/ 29 August 2023

Pathologist says Meyiwa could have only survived for ‘seconds, minutes’ after he was shot

Senzo Meyiwa Funeral Service Held In Durban
Investigating officer Brigadier Bongani Gininda has denied that he offered R3 million to accused two, Bongani Ntanzi, to implicate the "right people" in the murder of football star Senzo Meyiwa. (Anesh Debiky/Gallo Images/Getty Images)

Dr Johannes Steenkamp, who performed an autopsy on Senzo Meyiwa after the footballer was killed in 2014, told the Pretoria high court on Tuesday that although his death was not instantaneous, he could only have survived for “seconds, minutes, but definitely not hours”.

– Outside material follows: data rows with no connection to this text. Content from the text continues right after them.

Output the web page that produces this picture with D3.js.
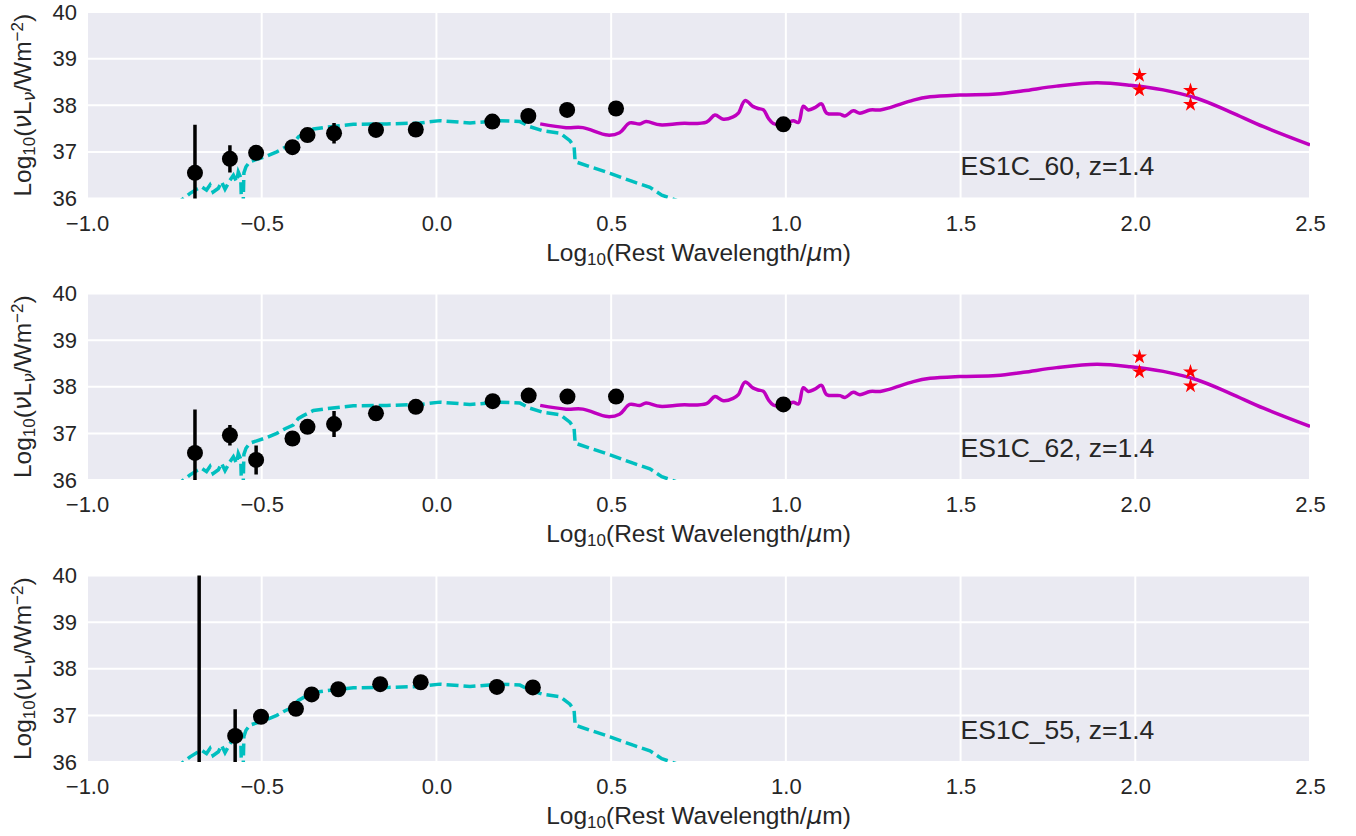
<!DOCTYPE html>
<html>
<head>
<meta charset="utf-8">
<script src="https://cdn.jsdelivr.net/npm/d3@7"></script>
<style>
  html, body { margin: 0; padding: 0; background: #ffffff; }
  svg { display: block; }
  text { font-family: "Liberation Sans", Arial, sans-serif; fill: #262626; }
</style>
</head>
<body>
<svg id="chart" width="1356" height="836"></svg>
<script>
// ---------------- data ----------------
const xTicks = [-1.0, -0.5, 0.0, 0.5, 1.0, 1.5, 2.0, 2.5];
const yTicks = [36, 37, 38, 39, 40];
const panelNames = ["ES1C_60, z=1.4", "ES1C_62, z=1.4", "ES1C_55, z=1.4"];

// photometry, panel 1 (ES1C_60)
const p1X   = [-0.691, -0.591, -0.516, -0.412, -0.369, -0.293, -0.173, -0.059, 0.160, 0.263, 0.374, 0.514, 0.993];
const p1Y   = [36.55, 36.85, 36.98, 37.10, 37.36, 37.40, 37.47, 37.48, 37.65, 37.77, 37.90, 37.93, 37.59];
const p1Err = [1.03, 0.29, 0.05, 0.05, 0.05, 0.22, 0.04, 0.04, 0.03, 0.03, 0.03, 0.03, 0.03];

// photometry, panel 2 (ES1C_62)
const p2X   = [-0.691, -0.591, -0.516, -0.412, -0.369, -0.293, -0.173, -0.059, 0.161, 0.264, 0.375, 0.514, 0.993];
const p2Y   = [36.58, 36.96, 36.43, 36.89, 37.14, 37.20, 37.43, 37.57, 37.69, 37.81, 37.79, 37.79, 37.62];
const p2Err = [0.93, 0.22, 0.31, 0.05, 0.05, 0.28, 0.04, 0.04, 0.03, 0.03, 0.03, 0.03, 0.03];

// photometry, panel 3 (ES1C_55)
const p3X   = [-0.679, -0.576, -0.502, -0.402, -0.357, -0.281, -0.161, -0.045, 0.173, 0.276];
const p3Y   = [35.3, 36.56, 36.97, 37.14, 37.45, 37.56, 37.67, 37.71, 37.61, 37.60];
const p3Err = [5.0, 0.57, 0.05, 0.05, 0.05, 0.05, 0.04, 0.04, 0.03, 0.03];

// far-IR (Herschel) points, red stars
const firX = [2.012, 2.012, 2.158, 2.158];
const fir1Y = [38.64, 38.33, 38.32, 38.02];
const fir2Y = [38.64, 38.32, 38.32, 38.02];

// stellar template (cyan dashed)
const tplX = [-0.75, -0.729, -0.705, -0.686, -0.672, -0.658, -0.648, -0.639, -0.624, -0.615, -0.605, -0.591, -0.581, -0.572, -0.567, -0.560,
              -0.558, -0.553, -0.551, -0.545, -0.534, -0.514, -0.486, -0.457, -0.433, -0.410, -0.395, -0.381, -0.352, -0.314, -0.238,
              -0.142, -0.047, 0.010, 0.096, 0.182, 0.239, 0.268, 0.306, 0.354, 0.382, 0.394, 0.397, 0.440, 0.497, 0.563, 0.611, 0.645, 0.688, 0.72];
const tplY = [35.85, 35.97, 36.11, 36.20, 36.25, 36.18, 36.29, 36.14, 36.22, 36.36, 36.20, 36.39, 36.50, 36.36, 36.57, 36.45,
              35.90, 35.90, 36.55, 36.68, 36.79, 36.84, 36.91, 37.00, 37.10, 37.18, 37.32, 37.38, 37.49, 37.53, 37.59,
              37.60, 37.62, 37.67, 37.62, 37.67, 37.65, 37.54, 37.45, 37.40, 37.24, 37.11, 36.79, 36.68, 36.54, 36.36, 36.24, 36.07, 35.96, 35.90];

// AGN / dust template (magenta)
const dustX = [0.297, 0.371, 0.419, 0.490, 0.524, 0.553, 0.582, 0.600, 0.640, 0.697, 0.773, 0.797, 0.821, 0.849, 0.864, 0.883, 0.907,
               0.921, 0.936, 0.950, 0.964, 0.993, 1.021, 1.036, 1.050, 1.064, 1.083, 1.102, 1.117, 1.155, 1.169, 1.193, 1.212, 1.241,
               1.270, 1.298, 1.365, 1.413, 1.498, 1.603, 1.680, 1.775, 1.890, 1.985, 2.080, 2.176, 2.271, 2.367, 2.5];
const dustY = [37.60, 37.52, 37.52, 37.36, 37.41, 37.62, 37.60, 37.65, 37.58, 37.61, 37.64, 37.79, 37.70, 37.75, 37.83, 38.10, 37.97,
               37.93, 37.90, 37.72, 37.61, 37.58, 37.67, 37.63, 37.98, 37.90, 37.95, 38.03, 37.83, 37.81, 37.77, 37.88, 37.83, 37.90,
               37.90, 37.95, 38.11, 38.18, 38.22, 38.24, 38.31, 38.41, 38.48, 38.43, 38.33, 38.15, 37.86, 37.54, 37.15];

// ---------------- layout ----------------
const svg = d3.select("#chart");
const left = 87, right = 1310;
const panelTops = [12, 293.5, 575.5];
const panelH = 186.5;

const panels = [
  { x: p1X, y: p1Y, err: p1Err, firY: fir1Y, dust: true,  name: panelNames[0] },
  { x: p2X, y: p2Y, err: p2Err, firY: fir2Y, dust: true,  name: panelNames[1] },
  { x: p3X, y: p3Y, err: p3Err, firY: null,  dust: false, name: panelNames[2] }
];

const xScale = d3.scaleLinear().domain([-1.0, 2.5]).range([left, right]);
const fmtX = d3.format(".1f");

panels.forEach((p, i) => {
  const top = panelTops[i], bottom = top + panelH;
  const yScale = d3.scaleLinear().domain([36, 40]).range([bottom, top]);
  const g = svg.append("g");

  // background
  g.append("rect").attr("x", left).attr("y", top).attr("width", right - left).attr("height", panelH)
    .attr("fill", "#EAEAF2");

  // grid
  g.append("g").selectAll("line").data(xTicks).join("line")
    .attr("x1", d => xScale(d)).attr("x2", d => xScale(d)).attr("y1", top).attr("y2", bottom)
    .attr("stroke", "#ffffff").attr("stroke-width", 2);
  g.append("g").selectAll("line").data(yTicks).join("line")
    .attr("y1", d => yScale(d)).attr("y2", d => yScale(d)).attr("x1", left).attr("x2", right)
    .attr("stroke", "#ffffff").attr("stroke-width", 2);

  // axes (no tick marks, seaborn darkgrid)
  const xAxis = d3.axisBottom(xScale).tickValues(xTicks).tickFormat(fmtX).tickSize(0).tickPadding(16.5);
  const xa = g.append("g").attr("transform", `translate(0,${bottom})`).call(xAxis);
  xa.select(".domain").remove();
  xa.selectAll("text").attr("font-size", 22).attr("fill", "#262626")
    .style("font-family", "'Liberation Sans', Arial, sans-serif");

  const yAxis = d3.axisLeft(yScale).tickValues(yTicks).tickFormat(d3.format("d")).tickSize(0).tickPadding(10);
  const ya = g.append("g").attr("transform", `translate(${left},0)`).call(yAxis);
  ya.select(".domain").remove();
  ya.selectAll("text").attr("font-size", 22).attr("fill", "#262626")
    .style("font-family", "'Liberation Sans', Arial, sans-serif");

  // clip
  const clipId = "clip" + i;
  svg.append("clipPath").attr("id", clipId).append("rect")
    .attr("x", left).attr("y", top).attr("width", right - left).attr("height", panelH);
  const plot = g.append("g").attr("clip-path", `url(#${clipId})`);

  // stellar template
  const line = d3.line().x(d => xScale(d[0])).y(d => yScale(d[1]));
  plot.append("path").datum(d3.zip(tplX, tplY))
    .attr("d", line).attr("fill", "none").attr("stroke", "#00BFBF")
    .attr("stroke-width", 3.5).attr("stroke-dasharray", "12,5");

  // dust template
  if (p.dust) {
    const dline = d3.line().curve(d3.curveCatmullRom.alpha(0.5)).x(d => xScale(d[0])).y(d => yScale(d[1]));
    plot.append("path").datum(d3.zip(dustX, dustY))
      .attr("d", dline).attr("fill", "none").attr("stroke", "#BF00BF").attr("stroke-width", 3.5);
  }

  // error bars
  const pts = d3.zip(p.x, p.y, p.err);
  plot.append("g").selectAll("line").data(pts).join("line")
    .attr("x1", d => xScale(d[0])).attr("x2", d => xScale(d[0]))
    .attr("y1", d => yScale(d[1] - d[2])).attr("y2", d => yScale(d[1] + d[2]))
    .attr("stroke", "#000000").attr("stroke-width", 3.5);
  plot.append("g").selectAll("circle").data(pts).join("circle")
    .attr("cx", d => xScale(d[0])).attr("cy", d => yScale(d[1])).attr("r", 8)
    .attr("fill", "#000000");

  // far-IR stars
  if (p.firY) {
    const star = d3.symbol().type(d3.symbolStar).size(70);
    plot.append("g").selectAll("path").data(d3.zip(firX, p.firY)).join("path")
      .attr("d", star)
      .attr("transform", d => `translate(${xScale(d[0])},${yScale(d[1])})`)
      .attr("fill", "#FF0000");
  }

  // annotation
  g.append("text").attr("x", xScale(1.5)).attr("y", yScale(36.5))
    .attr("font-size", 26.5).text(p.name);

  // x label
  const xl = g.append("text").attr("x", (left + right) / 2).attr("y", bottom + 62)
    .attr("text-anchor", "middle").attr("font-size", 24.5);
  xl.append("tspan").text("Log");
  xl.append("tspan").attr("font-size", 17).attr("baseline-shift", "-22%").text("10");
  xl.append("tspan").text("(Rest Wavelength/");
  xl.append("tspan").style("font-family", "'DejaVu Sans', sans-serif").attr("font-style", "italic").text("μ");
  xl.append("tspan").text("m)");

  // y label
  const yl = g.append("text")
    .attr("transform", `translate(31,${(top + bottom) / 2}) rotate(-90)`)
    .attr("text-anchor", "middle").attr("font-size", 24.5);
  yl.append("tspan").text("Log");
  yl.append("tspan").attr("font-size", 17).attr("baseline-shift", "-22%").text("10");
  yl.append("tspan").text("(");
  yl.append("tspan").style("font-family", "'DejaVu Sans', sans-serif").attr("font-style", "italic").text("ν");
  yl.append("tspan").text("L");
  yl.append("tspan").style("font-family", "'DejaVu Sans', sans-serif").attr("font-style", "italic")
    .attr("font-size", 17).attr("baseline-shift", "-22%").text("ν");
  yl.append("tspan").text("/Wm");
  yl.append("tspan").attr("font-size", 17).attr("baseline-shift", "45%").text("−2");
  yl.append("tspan").text(")");
});
</script>
</body>
</html>
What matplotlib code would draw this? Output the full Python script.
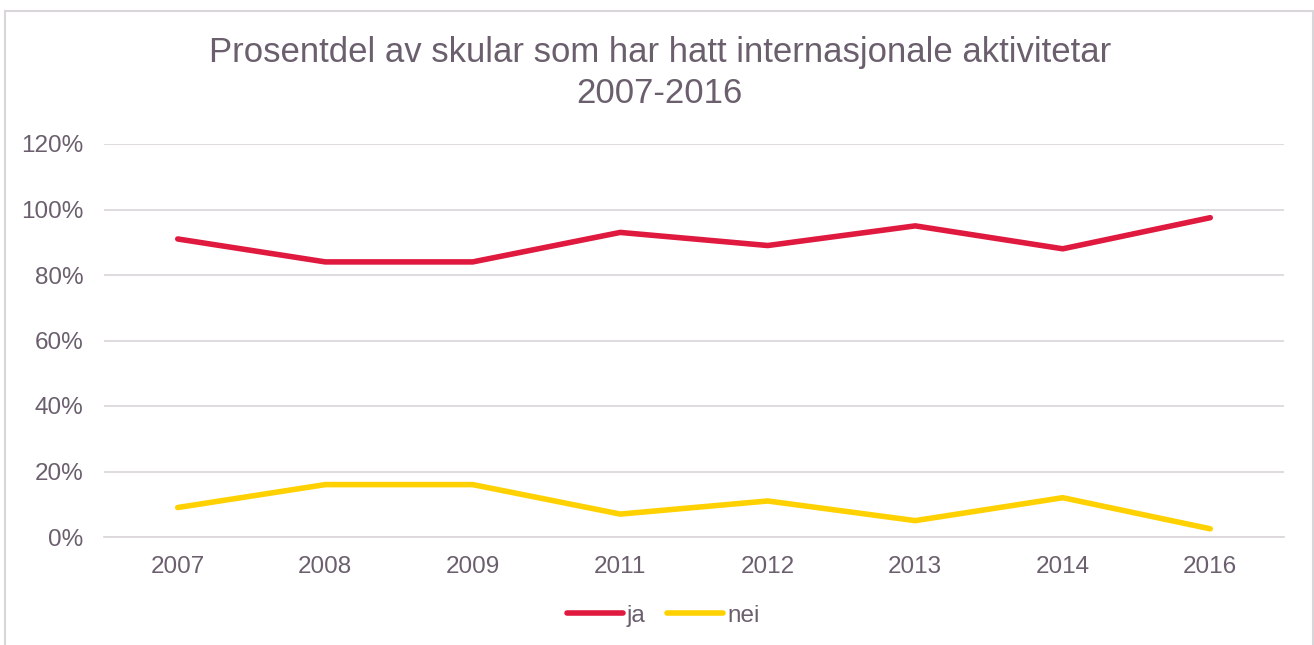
import matplotlib.pyplot as plt
from matplotlib.patches import Rectangle

plt.rcParams['font.family'] = ['Liberation Sans', 'DejaVu Sans']

years = ["2007", "2008", "2009", "2011", "2012", "2013", "2014", "2016"]
ja = [91, 84, 84, 93, 89, 95, 88, 97.5]
nei = [9, 16, 16, 7, 11, 5, 12, 2.5]
yticks = [0, 20, 40, 60, 80, 100, 120]

txt = "#6b5f6e"
grid = "#dcd8dc"

fig = plt.figure(figsize=(13.14, 6.45), dpi=100)
fig.patches.append(Rectangle((5 / 1314, -0.1), 1308 / 1314, 1 - 11 / 645 + 0.1,
                             transform=fig.transFigure, fill=False,
                             edgecolor="#d9d6d9", linewidth=1.5))

ax = fig.add_axes([104 / 1314, 1 - 537 / 645, 1180 / 1314, 393 / 645])
x = range(len(years))
ax.plot(x, ja, color="#e0193f", linewidth=4, solid_capstyle="round", label="ja")
ax.plot(x, nei, color="#ffd100", linewidth=4, solid_capstyle="round", label="nei")

ax.set_xlim(-0.5, len(years) - 0.5)
ax.set_ylim(0, 120)
ax.set_yticks(yticks)
ax.set_yticklabels([f"{v}%" for v in yticks])
ax.set_xticks(list(x))
ax.set_xticklabels(years)
ax.tick_params(axis="both", length=0, labelsize=17.5, colors=txt)
ax.tick_params(axis="y", pad=15)
ax.tick_params(axis="x", pad=14)
ax.grid(axis="y", color=grid, linewidth=1.3)
ax.set_axisbelow(True)
for s in ["top", "right", "left"]:
    ax.spines[s].set_visible(False)
ax.spines["bottom"].set_color(grid)
ax.spines["bottom"].set_linewidth(1.3)

fig.text(0.502, 1 - 73 / 645, "Prosentdel av skular som har hatt internasjonale aktivitetar\n2007-2016",
         ha="center", va="center", fontsize=25, color=txt, linespacing=1.3)

leg = ax.legend(loc="center", bbox_to_anchor=(0.474, -0.2), ncol=2, frameon=False,
                fontsize=17.5, handlelength=2.3, handletextpad=0.15, columnspacing=0.9)
for t in leg.get_texts():
    t.set_color(txt)

fig.savefig("out.png", dpi=100)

Steenkamp said he examined Meyiwa’s body on 28 October 2014, two days after he was shot in what the state says was a botched robbery in the Vosloorus home of his girlfriend, Kelly Khumalo.

The five people on trial  — Mthokozisi Maphisa, Muzikawukhulelwa Sibiya, Bongani Ntanzi, Mthobisi Ncube and Fisokuhle Ntuli — have pleaded not guilty to charges of premeditated murder, attempted murder, armed robbery, illegal possession of a firearm and the illegal possession of ammunition.

Steenkamp said the shot to Meyiwa’s chest was a contact one, meaning the gun was touching his body when it was fired. He said the bullet entered Meyiwa’s body from the front and took a downward trajectory, causing internal injuries and bleeding before it exited his back.

“It lacerated the heart resulting in a 3cm x 1cm irregular laceration extending from the anterior wall of the right ventricle, partially lacerating the right coronary artery and extending into the right atrium,” Steenkamp said, adding that bleeding surrounded the tearing, bruising the upper lobe of the right lung.

“It perforated the lower lobe of the right lung leaving a 5cm x 3cm irregular perforating, haemorrhagic, lacerated wound.”

Steenkamp said Meyiwa bled heavily internally. His right chest cavity contained free and clotted blood caused by internal bleeding from the heart and the lungs. 

“The blood, although it is inside the body, is not inside the blood vessels,” he said.

During cross-examination, defence advocate Sipho Ramosepele asked whether Meyiwa could still have been alive 12 minutes after he was shot. 

“After plus-minus 12 minutes of no medical attendance at all on the victim, would he have survived that, would he have suffered?” Ramosepele asked.

Judge Ratha Mokgoatlheng noted that Steenkamp had already addressed this earlier.

“The doctor just testified that it’s not possible that he would have been alive for hours, he said seconds and minutes,” he said.

Ramosepele based his question on the evidence previously given by a Khumalo neighbour, Khaya Ncatshe, who told the court that he and other neighbours went on the hunt for the intruders, including searching the park down the road, and arrived back at the Khumalo house about 12 minutes later, to find Meyiwa gasping for air.

Another defence lawyer, Charles Nxumalo, referred Steenkamp to the plan of the Khumalo house and showed him where a previous witness, Zandile Khumalo, had said that after a gunshot went off, she saw Meyiwa move from the kitchen towards the sitting room where he fell between the couches.

Nxumalo asked whether there would have been blood marks if Meyiwa had moved.

“There would have been dripping of blood, I mean this is an open wound, a normal skin wound,” Steenkamp replied.

Steenkamp confirmed that the photographs did not show a blood trail. “ If he was walking and blood was dripping then yes, there should be blood there.”

Nxumalo brought up the theory of the scene having been tampered with before the police arrived.

Mokgoatlheng interjected, saying the blood could have been soaked up by Meyiwa’s clothes.

“The deceased was not naked. Can you exclude the possibility of blood percolating from the wound. [He] had a T-shirt on. When you look at the photos his T-shirt had blood on it and it also percolated to the pants. That is the background I understand,” the judge said.